● What is asked:
Transcribe the listing verbatim. Do not carry over any pictures.

● Data extract:
⟨
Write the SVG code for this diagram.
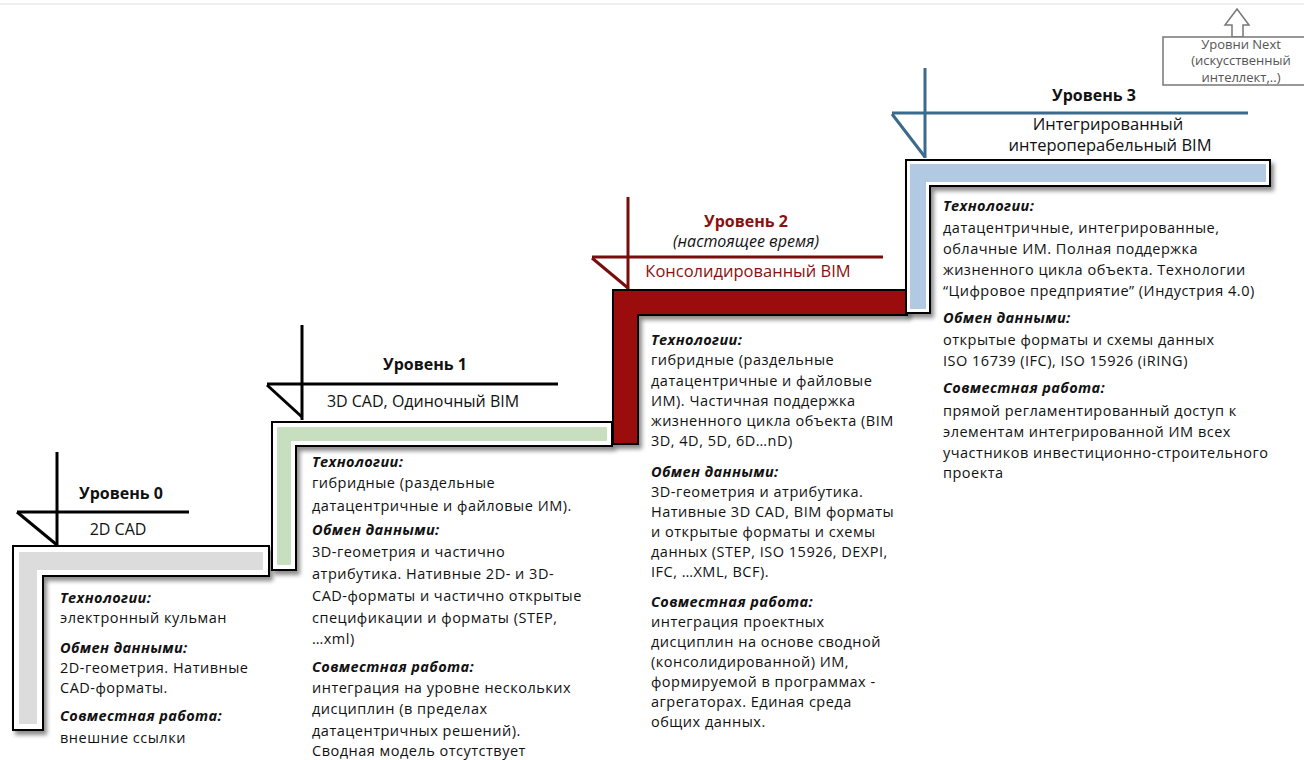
<svg xmlns="http://www.w3.org/2000/svg" width="1304" height="760" viewBox="0 0 1304 760">
<defs>
<filter id="sh" x="-10%" y="-10%" width="130%" height="130%">
<feDropShadow dx="3" dy="4" stdDeviation="2" flood-color="#000" flood-opacity="0.45"/>
</filter>
<style>
text{font-family:"Open Sans","DejaVu Sans",sans-serif;fill:#111;}
.b{font-size:14.5px;letter-spacing:0.5px;}
.h{font-size:14.5px;letter-spacing:0.4px;font-weight:bold;font-style:italic;}
.lv{font-size:16px;font-weight:bold;text-anchor:middle;}
.sub{font-size:16px;text-anchor:middle;}
.sub2{font-size:16.5px;text-anchor:middle;}
.mk{fill:none;stroke-width:3;stroke-linecap:butt;}
.out{stroke:#000;stroke-width:2;}
.nx{font-size:13px;fill:#555;text-anchor:middle;}
</style>
</defs>
<rect width="1304" height="760" fill="#fff"/>
<line x1="0" y1="4" x2="1304" y2="4" stroke="#eeeeee" stroke-width="2"/>

<g id="connectors">
<path d="M1237,9 L1249,25 L1243,25 L1243,37 L1232,37 L1232,25 L1225,25 Z" fill="#fff" stroke="#777" stroke-width="1.5"/>
</g>

<g id="level-next">
<rect x="1163" y="37" width="145" height="48" fill="#fff" stroke="#777" stroke-width="1.5"/>
<text class="nx" x="1241" y="49">Уровни Next</text>
<text class="nx" x="1241" y="65">(искусственный</text>
<text class="nx" x="1241" y="82">интеллект,..)</text>
</g>

<g id="level0">
<path class="out" d="M13,546 H269 V576 H43 V730 H13 Z" fill="#fff" filter="url(#sh)"/>
<path d="M19,552 H263 V570 H37 V724 H19 Z" fill="#dcdcdc"/>
<g class="mk" stroke="#000">
<line x1="57" y1="452" x2="57" y2="546"/>
<line x1="17" y1="512" x2="189" y2="512"/>
<line x1="17" y1="512" x2="57" y2="545"/>
</g>
<text class="lv" x="121" y="499">Уровень 0</text>
<text class="sub" x="118" y="535">2D CAD</text>
<text class="h" x="60" y="603">Технологии:</text>
<text class="b" x="60" y="623">электронный кульман</text>
<text class="h" x="60" y="653">Обмен данными:</text>
<text class="b" x="60" y="673">2D-геометрия. Нативные</text>
<text class="b" x="60" y="693">CAD-форматы.</text>
<text class="h" x="60" y="721">Совместная работа:</text>
<text class="b" x="60" y="743">внешние ссылки</text>
</g>

<g id="level1">
<path class="out" d="M272,422 H612 V446 H296 V570 H272 Z" fill="#fff" filter="url(#sh)"/>
<path d="M278,428 H606 V440 H290 V564 H278 Z" fill="#c8dfbf" stroke="#c8dfbf" stroke-width="2" stroke-linejoin="round"/>
<g class="mk" stroke="#000">
<line x1="302" y1="325" x2="302" y2="420"/>
<line x1="267" y1="384" x2="558" y2="384"/>
<line x1="267" y1="385" x2="302" y2="417"/>
</g>
<text class="lv" x="425" y="370">Уровень 1</text>
<text class="sub" x="423" y="407">3D CAD,  Одиночный BIM</text>
<text class="h" x="312" y="467">Технологии:</text>
<text class="b" x="312" y="488">гибридные (раздельные</text>
<text class="b" x="312" y="511">датацентричные  и файловые ИМ).</text>
<text class="h" x="312" y="535">Обмен данными:</text>
<text class="b" x="312" y="557">3D-геометрия  и частично</text>
<text class="b" x="312" y="579">атрибутика. Нативные 2D- и 3D-</text>
<text class="b" x="312" y="601">CAD-форматы и частично открытые</text>
<text class="b" x="312" y="623">спецификации и форматы (STEP,</text>
<text class="b" x="312" y="644">…xml)</text>
<text class="h" x="312" y="672">Совместная  работа:</text>
<text class="b" x="312" y="693">интеграция на уровне нескольких</text>
<text class="b" x="312" y="714">дисциплин (в пределах</text>
<text class="b" x="312" y="736">датацентричных решений).</text>
<text class="b" x="312" y="756">Сводная модель отсутствует</text>
</g>

<g id="level2">
<path class="out" d="M613,290 H907 V315 H638 V444 H613 Z" fill="#9b0b0b" filter="url(#sh)"/>
<g class="mk" stroke="#7a0c0c">
<line x1="628" y1="197" x2="628" y2="289"/>
<line x1="592" y1="257" x2="883" y2="257"/>
<line x1="592" y1="258" x2="628" y2="288"/>
</g>
<text class="lv" x="746" y="227" style="fill:#8b1010">Уровень 2</text>
<text class="sub" x="746" y="247" style="font-style:italic">(настоящее время)</text>
<text class="sub2" x="748" y="277" style="fill:#8b1010">Консолидированный BIM</text>
<text class="h" x="651" y="345">Технологии:</text>
<text class="b" x="651" y="365">гибридные (раздельные</text>
<text class="b" x="651" y="386">датацентричные  и файловые</text>
<text class="b" x="651" y="406">ИМ).  Частичная поддержка</text>
<text class="b" x="651" y="426">жизненного цикла объекта (BIM</text>
<text class="b" x="651" y="446">3D, 4D, 5D, 6D…nD)</text>
<text class="h" x="651" y="477">Обмен данными:</text>
<text class="b" x="651" y="497">3D-геометрия  и атрибутика.</text>
<text class="b" x="651" y="517">Нативные 3D CAD, BIM форматы</text>
<text class="b" x="651" y="537">и открытые форматы и схемы</text>
<text class="b" x="651" y="557">данных (STEP, ISO 15926, DEXPI,</text>
<text class="b" x="651" y="577">IFC, …XML, BCF).</text>
<text class="h" x="651" y="607">Совместная  работа:</text>
<text class="b" x="651" y="627">интеграция проектных</text>
<text class="b" x="651" y="647">дисциплин на основе сводной</text>
<text class="b" x="651" y="667">(консолидированной) ИМ,</text>
<text class="b" x="651" y="687">формируемой в программах -</text>
<text class="b" x="651" y="707">агрегаторах. Единая среда</text>
<text class="b" x="651" y="727">общих данных.</text>
</g>

<g id="level3">
<path class="out" d="M906,160 H1270 V186 H930 V313 H906 Z" fill="#fff" filter="url(#sh)"/>
<path d="M910,164 H1266 V182 H926 V309 H910 Z" fill="#b1c9e3"/>
<g class="mk" stroke="#3b6b8c">
<line x1="925" y1="68" x2="925" y2="158"/>
<line x1="892" y1="113" x2="1248" y2="113"/>
<line x1="892" y1="114" x2="925" y2="157"/>
</g>
<text class="lv" x="1094" y="101">Уровень 3</text>
<text class="sub2" x="1108" y="130">Интегрированный</text>
<text class="sub2" x="1110" y="151">интероперабельный  BIM</text>
<text class="h" x="943" y="211">Технологии:</text>
<text class="b" x="943" y="233">датацентричные,  интегрированные,</text>
<text class="b" x="943" y="254">облачные ИМ. Полная поддержка</text>
<text class="b" x="943" y="275">жизненного цикла объекта.  Технологии</text>
<text class="b" x="943" y="296">“Цифровое предприятие”  (Индустрия 4.0)</text>
<text class="h" x="943" y="323">Обмен данными:</text>
<text class="b" x="943" y="345">открытые форматы и схемы данных</text>
<text class="b" x="943" y="366">ISO 16739 (IFC), ISO 15926 (iRING)</text>
<text class="h" x="943" y="393">Совместная  работа:</text>
<text class="b" x="943" y="416">прямой регламентированный  доступ к</text>
<text class="b" x="943" y="437">элементам интегрированной ИМ всех</text>
<text class="b" x="943" y="458">участников инвестиционно-строительного</text>
<text class="b" x="943" y="478">проекта</text>
</g>
</svg>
⟩
● Exercise result:
Write the SVG code for this diagram.
<svg xmlns="http://www.w3.org/2000/svg" width="1304" height="760" viewBox="0 0 1304 760">
<defs>
<filter id="sh" x="-10%" y="-10%" width="130%" height="130%">
<feDropShadow dx="3" dy="4" stdDeviation="2" flood-color="#000" flood-opacity="0.45"/>
</filter>
<style>
text{font-family:"Open Sans","DejaVu Sans",sans-serif;fill:#111;}
.b{font-size:14.5px;letter-spacing:0.5px;}
.h{font-size:14.5px;letter-spacing:0.4px;font-weight:bold;font-style:italic;}
.lv{font-size:16px;font-weight:bold;text-anchor:middle;}
.sub{font-size:16px;text-anchor:middle;}
.sub2{font-size:16.5px;text-anchor:middle;}
.mk{fill:none;stroke-width:3;stroke-linecap:butt;}
.out{stroke:#000;stroke-width:2;}
.nx{font-size:13px;fill:#555;text-anchor:middle;}
</style>
</defs>
<rect width="1304" height="760" fill="#fff"/>
<line x1="0" y1="4" x2="1304" y2="4" stroke="#eeeeee" stroke-width="2"/>

<g id="connectors">
<path d="M1237,9 L1249,25 L1243,25 L1243,37 L1232,37 L1232,25 L1225,25 Z" fill="#fff" stroke="#777" stroke-width="1.5"/>
</g>

<g id="level-next">
<rect x="1163" y="37" width="145" height="48" fill="#fff" stroke="#777" stroke-width="1.5"/>
<text class="nx" x="1241" y="49">Уровни Next</text>
<text class="nx" x="1241" y="65">(искусственный</text>
<text class="nx" x="1241" y="82">интеллект,..)</text>
</g>

<g id="level0">
<path class="out" d="M13,546 H269 V576 H43 V730 H13 Z" fill="#fff" filter="url(#sh)"/>
<path d="M19,552 H263 V570 H37 V724 H19 Z" fill="#dcdcdc"/>
<g class="mk" stroke="#000">
<line x1="57" y1="452" x2="57" y2="546"/>
<line x1="17" y1="512" x2="189" y2="512"/>
<line x1="17" y1="512" x2="57" y2="545"/>
</g>
<text class="lv" x="121" y="499">Уровень 0</text>
<text class="sub" x="118" y="535">2D CAD</text>
<text class="h" x="60" y="603">Технологии:</text>
<text class="b" x="60" y="623">электронный кульман</text>
<text class="h" x="60" y="653">Обмен данными:</text>
<text class="b" x="60" y="673">2D-геометрия. Нативные</text>
<text class="b" x="60" y="693">CAD-форматы.</text>
<text class="h" x="60" y="721">Совместная работа:</text>
<text class="b" x="60" y="743">внешние ссылки</text>
</g>

<g id="level1">
<path class="out" d="M272,422 H612 V446 H296 V570 H272 Z" fill="#fff" filter="url(#sh)"/>
<path d="M278,428 H606 V440 H290 V564 H278 Z" fill="#c8dfbf" stroke="#c8dfbf" stroke-width="2" stroke-linejoin="round"/>
<g class="mk" stroke="#000">
<line x1="302" y1="325" x2="302" y2="420"/>
<line x1="267" y1="384" x2="558" y2="384"/>
<line x1="267" y1="385" x2="302" y2="417"/>
</g>
<text class="lv" x="425" y="370">Уровень 1</text>
<text class="sub" x="423" y="407">3D CAD,  Одиночный BIM</text>
<text class="h" x="312" y="467">Технологии:</text>
<text class="b" x="312" y="488">гибридные (раздельные</text>
<text class="b" x="312" y="511">датацентричные  и файловые ИМ).</text>
<text class="h" x="312" y="535">Обмен данными:</text>
<text class="b" x="312" y="557">3D-геометрия  и частично</text>
<text class="b" x="312" y="579">атрибутика. Нативные 2D- и 3D-</text>
<text class="b" x="312" y="601">CAD-форматы и частично открытые</text>
<text class="b" x="312" y="623">спецификации и форматы (STEP,</text>
<text class="b" x="312" y="644">…xml)</text>
<text class="h" x="312" y="672">Совместная  работа:</text>
<text class="b" x="312" y="693">интеграция на уровне нескольких</text>
<text class="b" x="312" y="714">дисциплин (в пределах</text>
<text class="b" x="312" y="736">датацентричных решений).</text>
<text class="b" x="312" y="756">Сводная модель отсутствует</text>
</g>

<g id="level2">
<path class="out" d="M613,290 H907 V315 H638 V444 H613 Z" fill="#9b0b0b" filter="url(#sh)"/>
<g class="mk" stroke="#7a0c0c">
<line x1="628" y1="197" x2="628" y2="289"/>
<line x1="592" y1="257" x2="883" y2="257"/>
<line x1="592" y1="258" x2="628" y2="288"/>
</g>
<text class="lv" x="746" y="227" style="fill:#8b1010">Уровень 2</text>
<text class="sub" x="746" y="247" style="font-style:italic">(настоящее время)</text>
<text class="sub2" x="748" y="277" style="fill:#8b1010">Консолидированный BIM</text>
<text class="h" x="651" y="345">Технологии:</text>
<text class="b" x="651" y="365">гибридные (раздельные</text>
<text class="b" x="651" y="386">датацентричные  и файловые</text>
<text class="b" x="651" y="406">ИМ).  Частичная поддержка</text>
<text class="b" x="651" y="426">жизненного цикла объекта (BIM</text>
<text class="b" x="651" y="446">3D, 4D, 5D, 6D…nD)</text>
<text class="h" x="651" y="477">Обмен данными:</text>
<text class="b" x="651" y="497">3D-геометрия  и атрибутика.</text>
<text class="b" x="651" y="517">Нативные 3D CAD, BIM форматы</text>
<text class="b" x="651" y="537">и открытые форматы и схемы</text>
<text class="b" x="651" y="557">данных (STEP, ISO 15926, DEXPI,</text>
<text class="b" x="651" y="577">IFC, …XML, BCF).</text>
<text class="h" x="651" y="607">Совместная  работа:</text>
<text class="b" x="651" y="627">интеграция проектных</text>
<text class="b" x="651" y="647">дисциплин на основе сводной</text>
<text class="b" x="651" y="667">(консолидированной) ИМ,</text>
<text class="b" x="651" y="687">формируемой в программах -</text>
<text class="b" x="651" y="707">агрегаторах. Единая среда</text>
<text class="b" x="651" y="727">общих данных.</text>
</g>

<g id="level3">
<path class="out" d="M906,160 H1270 V186 H930 V313 H906 Z" fill="#fff" filter="url(#sh)"/>
<path d="M910,164 H1266 V182 H926 V309 H910 Z" fill="#b1c9e3"/>
<g class="mk" stroke="#3b6b8c">
<line x1="925" y1="68" x2="925" y2="158"/>
<line x1="892" y1="113" x2="1248" y2="113"/>
<line x1="892" y1="114" x2="925" y2="157"/>
</g>
<text class="lv" x="1094" y="101">Уровень 3</text>
<text class="sub2" x="1108" y="130">Интегрированный</text>
<text class="sub2" x="1110" y="151">интероперабельный  BIM</text>
<text class="h" x="943" y="211">Технологии:</text>
<text class="b" x="943" y="233">датацентричные,  интегрированные,</text>
<text class="b" x="943" y="254">облачные ИМ. Полная поддержка</text>
<text class="b" x="943" y="275">жизненного цикла объекта.  Технологии</text>
<text class="b" x="943" y="296">“Цифровое предприятие”  (Индустрия 4.0)</text>
<text class="h" x="943" y="323">Обмен данными:</text>
<text class="b" x="943" y="345">открытые форматы и схемы данных</text>
<text class="b" x="943" y="366">ISO 16739 (IFC), ISO 15926 (iRING)</text>
<text class="h" x="943" y="393">Совместная  работа:</text>
<text class="b" x="943" y="416">прямой регламентированный  доступ к</text>
<text class="b" x="943" y="437">элементам интегрированной ИМ всех</text>
<text class="b" x="943" y="458">участников инвестиционно-строительного</text>
<text class="b" x="943" y="478">проекта</text>
</g>
</svg>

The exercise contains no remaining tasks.